Monday, December 26, 2016

"Front Side Going" "Back Side Both Ways"

     Six people, a car that sat six and a system to avoid quarrels.  Two places were givens; Dad drove and Mom sat beside him in the middle of the front seat.  Four siblings were left to claim the other seats.  Lost to time is the memory of how the system evolved but it worked well.  No one wanted the middle of the back seat so that sibling got the prime seat either going or coming...'shotgun' the right front seat with its view out two windows; front and side. Whoever called first got dibs.
     The car?  A 1942 Chevrolet Fleetline two door...a very modern looking car with its swept back styling that Dad purchased new about the time WW II broke out.  It superseded the 1928 Ford Model A that took my parents on their honeymoon to the east coast...the car on which I learned to drive. That '42 Chevy,with its three speed stick mounted on the steering column vacuum assisted that meant finger tip shifting when the engine was running but almost impossible to shift with the engine stopped, was a paragon  of reliability.
     The winter of '48-'49 was a record breaker...so much snow that the National Guard opened roads in the country with bulldozers...I remember being able to step over telephone lines on drifted snow on my trek to school.   Our farm bordered  US Highway 81...drive it from Winnipeg to Mexico City if you'd like...and the highway was regularly plowed.  But, our driveway?...well that was a different matter.

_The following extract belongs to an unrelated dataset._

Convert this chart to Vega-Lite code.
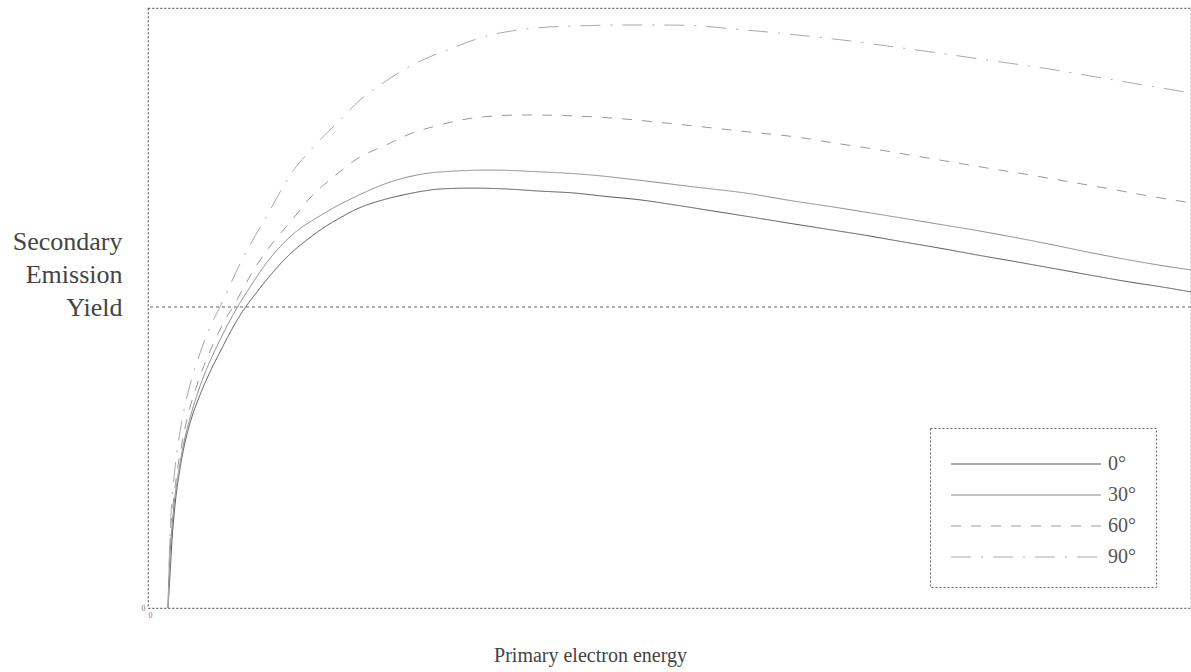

It was about a quarter of a mile long rising up a hill and winding through the grove of trees surrounding our farm yard.  We had no mechanized form of snow removal in those days...just all hands on scoop shovels.   
   Eventually we succumbed to the inevitable, gave up shoveling and left that '42 Chevy out in the cold parked at the highway.  It's very doubtful that we locked it but Dad probably took the key out. Yet, no matter how cold, even on those days far below zero and despite the fact that it hadn't been run for days it always started!  It is even more remarkable given the fact it was a six volt battery not nearly up to modern standards.